Growing up, one of my favorite toys were LEGO building block kits. You could follow the instructions and create amazing scenes and buildings, or you could just build anything that you wanted to, the only limit being your imagination. Idyllic scenes, great battles involving pirate ships, were all possible in the mind of a child armed with several hundred LEGO blocks in his or her arsenal. The only limit is the number of LEGOs that our parents could afford to purchase. Today, we live in a digital age. In a world where relatively inexpensive computers are incredibly capable, we can easily understand the appeal of titles such as Minecraft, which allow the player to build to construct just about anything they can come up with.
However, there are some issues with Minecraft which never allowed it to take hold in my very own heart the way it has in the hearts of so many. First was the fact that every thing needed to be built by the player, and the second was that there wasn’t so much in the way of things to do past building. Sure, you had creepers and they were something to worry about, but my heart demanded more. Epic battles surrounding a castle, adventures with pirate ships. Castle Story may not have pirate ships, but as you may have surmised from the title, it does have castles. Boy, does it have castles.
If you look at Castle Story from a very high level and compared it to Minecraft it would serve as an eerily accurate allegory for manufacturing in the United States. Bear with me, this actually works. The point of Minecraft is that the player is dropped into this randomly generated world, and using just the materials about in the world, they have to construct shelter and then weapons from creatures that attack under the cover of darkness. It’s fun. Numerous people enjoy the title every day. A quick Google Image Search will show you some of the amazing things that people have built in Minecraft, either all by themselves, or with friends. It’s that fact right there which brings me to the biggest reason that I never really got sucked into Minecraft. I hated doing everything by myself.
Here is where the allegory kicks in. In Minecraft the player has to design and then implement whatever it is they want to build. Though Castle Story does indeed narrow the scope of the sandbox that you can play in, it still has the potential to be even more enjoyable than Minecraft. On the surface, it is clear how the former title influenced the latter. The player exists in a randomly generated world, with a day night cycle. When night comes, monsters attack, and the daytime is spent gathering resources and preparing a defensive structure of sorts. Some might call it a castle, even. The innovation in Castle Story is that instead of designing and building the castle, the player simply designs a castle, and there are these small yellow men who then gather the necessary resources and build the castle for the player. In fact, some of the workers can be converted into knights and archers to better defend the player’s castle. No longer does the player have to implement his or her ideas. They simply need to design it, a cerebral exercise, and then outsource the work to something that can be automated.
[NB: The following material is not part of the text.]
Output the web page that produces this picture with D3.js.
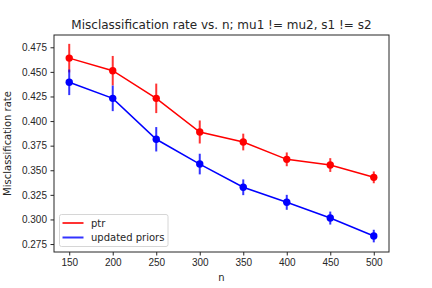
<!DOCTYPE html>
<html>
<head>
<meta charset="utf-8">
<script src="https://cdn.jsdelivr.net/npm/d3@7"></script>
<style>
  body { margin: 0; background: #fff; }
  svg { display: block; font-family: "DejaVu Sans", sans-serif; }
  .axis text { font-size: 10px; fill: #262626; }
  .axis path, .axis line { stroke: #262626; }
</style>
</head>
<body>
<div id="chart"></div>
<script>
var n_values = [150, 200, 250, 300, 350, 400, 450, 500];
var ptr_rate = [0.464, 0.4512, 0.4231, 0.3889, 0.3787, 0.3611, 0.3553, 0.3428];
var ptr_err = [0.0145, 0.015, 0.015, 0.0117, 0.0085, 0.007, 0.007, 0.006];
var upd_rate = [0.4394, 0.4231, 0.3815, 0.3563, 0.3327, 0.3174, 0.3014, 0.2831];
var upd_err = [0.013, 0.013, 0.0124, 0.0105, 0.008, 0.0076, 0.0066, 0.0064];
var x_ticks = [150, 200, 250, 300, 350, 400, 450, 500];
var y_ticks = [0.275, 0.300, 0.325, 0.350, 0.375, 0.400, 0.425, 0.450, 0.475];

var series = [
  { name: 'ptr', color: '#ff0000', rate: ptr_rate, err: ptr_err },
  { name: 'updated priors', color: '#0000ff', rate: upd_rate, err: upd_err }
];

var W = 432, H = 288;
var margin = { top: 35, bottom: 36, left: 54, right: 43 };
var width = W - margin.left - margin.right;
var height = H - margin.top - margin.bottom;

var svg = d3.select('#chart').append('svg')
  .attr('width', W)
  .attr('height', H);

var x = d3.scaleLinear().domain([132.5, 517.5]).range([0, width]);
var y = d3.scaleLinear().domain([0.2669, 0.4875]).range([height, 0]);

var g = svg.append('g')
  .attr('transform', `translate(${ margin.left }, ${ margin.top })`);

// axes
g.append('g')
  .attr('class', 'axis x-axis')
  .attr('transform', `translate(0, ${ height })`)
  .call(d3.axisBottom(x).tickValues(x_ticks).tickSize(3.5).tickPadding(3.5).tickFormat(d3.format('d')));

g.append('g')
  .attr('class', 'axis y-axis')
  .call(d3.axisLeft(y).tickValues(y_ticks).tickSize(3.5).tickPadding(3.5).tickFormat(d3.format('.3f')));

g.selectAll('.axis .domain').remove();

// series
series.forEach(s => {
  var pts = n_values.map((n, i) => ({ n: n, v: s.rate[i], e: s.err[i] }));

  g.append('g')
    .selectAll('line')
    .data(pts)
    .join('line')
    .attr('x1', d => x(d.n))
    .attr('x2', d => x(d.n))
    .attr('y1', d => y(d.v - d.e))
    .attr('y2', d => y(d.v + d.e))
    .attr('stroke', s.color)
    .attr('stroke-opacity', 0.8)
    .attr('stroke-width', 2);

  g.append('path')
    .datum(pts)
    .attr('fill', 'none')
    .attr('stroke', s.color)
    .attr('stroke-width', 1.5)
    .attr('d', d3.line().x(d => x(d.n)).y(d => y(d.v)));

  g.append('g')
    .selectAll('circle')
    .data(pts)
    .join('circle')
    .attr('cx', d => x(d.n))
    .attr('cy', d => y(d.v))
    .attr('r', 3.7)
    .attr('fill', s.color);
});

// frame
g.append('rect')
  .attr('width', width)
  .attr('height', height)
  .attr('fill', 'none')
  .attr('stroke', '#262626')
  .attr('stroke-width', 1);

// legend
var lg = g.append('g')
  .attr('transform', `translate(${ 59.5 - margin.left }, ${ 214.5 - margin.top })`);

lg.append('rect')
  .attr('width', 108.5)
  .attr('height', 32)
  .attr('rx', 2)
  .attr('fill', '#fff')
  .attr('fill-opacity', 0.8)
  .attr('stroke', '#d6d6d6');

series.forEach((s, i) => {
  var yy = 8.5 + i * 14.5;
  lg.append('line')
    .attr('x1', 3).attr('x2', 24)
    .attr('y1', yy).attr('y2', yy)
    .attr('stroke', s.color)
    .attr('stroke-opacity', 0.8)
    .attr('stroke-width', 2);
  lg.append('text')
    .attr('x', 31.5)
    .attr('y', yy)
    .attr('dy', '0.35em')
    .attr('font-size', 10)
    .attr('fill', '#262626')
    .text(s.name);
});

// title & labels
svg.append('text')
  .attr('x', margin.left + width / 2)
  .attr('y', 29)
  .attr('text-anchor', 'middle')
  .attr('font-size', 12)
  .attr('fill', '#262626')
  .text('Misclassification rate vs. n; mu1 != mu2, s1 != s2');

svg.append('text')
  .attr('x', margin.left + width / 2)
  .attr('y', 281)
  .attr('text-anchor', 'middle')
  .attr('font-size', 10)
  .attr('fill', '#262626')
  .text('n');

svg.append('text')
  .attr('transform', `translate(11, ${ margin.top + height / 2 }) rotate(-90)`)
  .attr('text-anchor', 'middle')
  .attr('font-size', 10)
  .attr('fill', '#262626')
  .text('Misclassification rate');
</script>
</body>
</html>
Castle Story is currently in an early prototype build available to its Kickstarter backers on Steam. Beta is expected later, but already what is shown is promising. Although monsters are not yet included, many people are building castles, and it’s as fun as one would expect. Gamers that liked Minecraft should definitely keep an eye on this title.
Disclaimer: The Kickstarter for Castle Story is already over, and I was a backer. However, I did not claim my free hug exclusive to backers at PAX East.
Castle Story will be available on multiple platforms.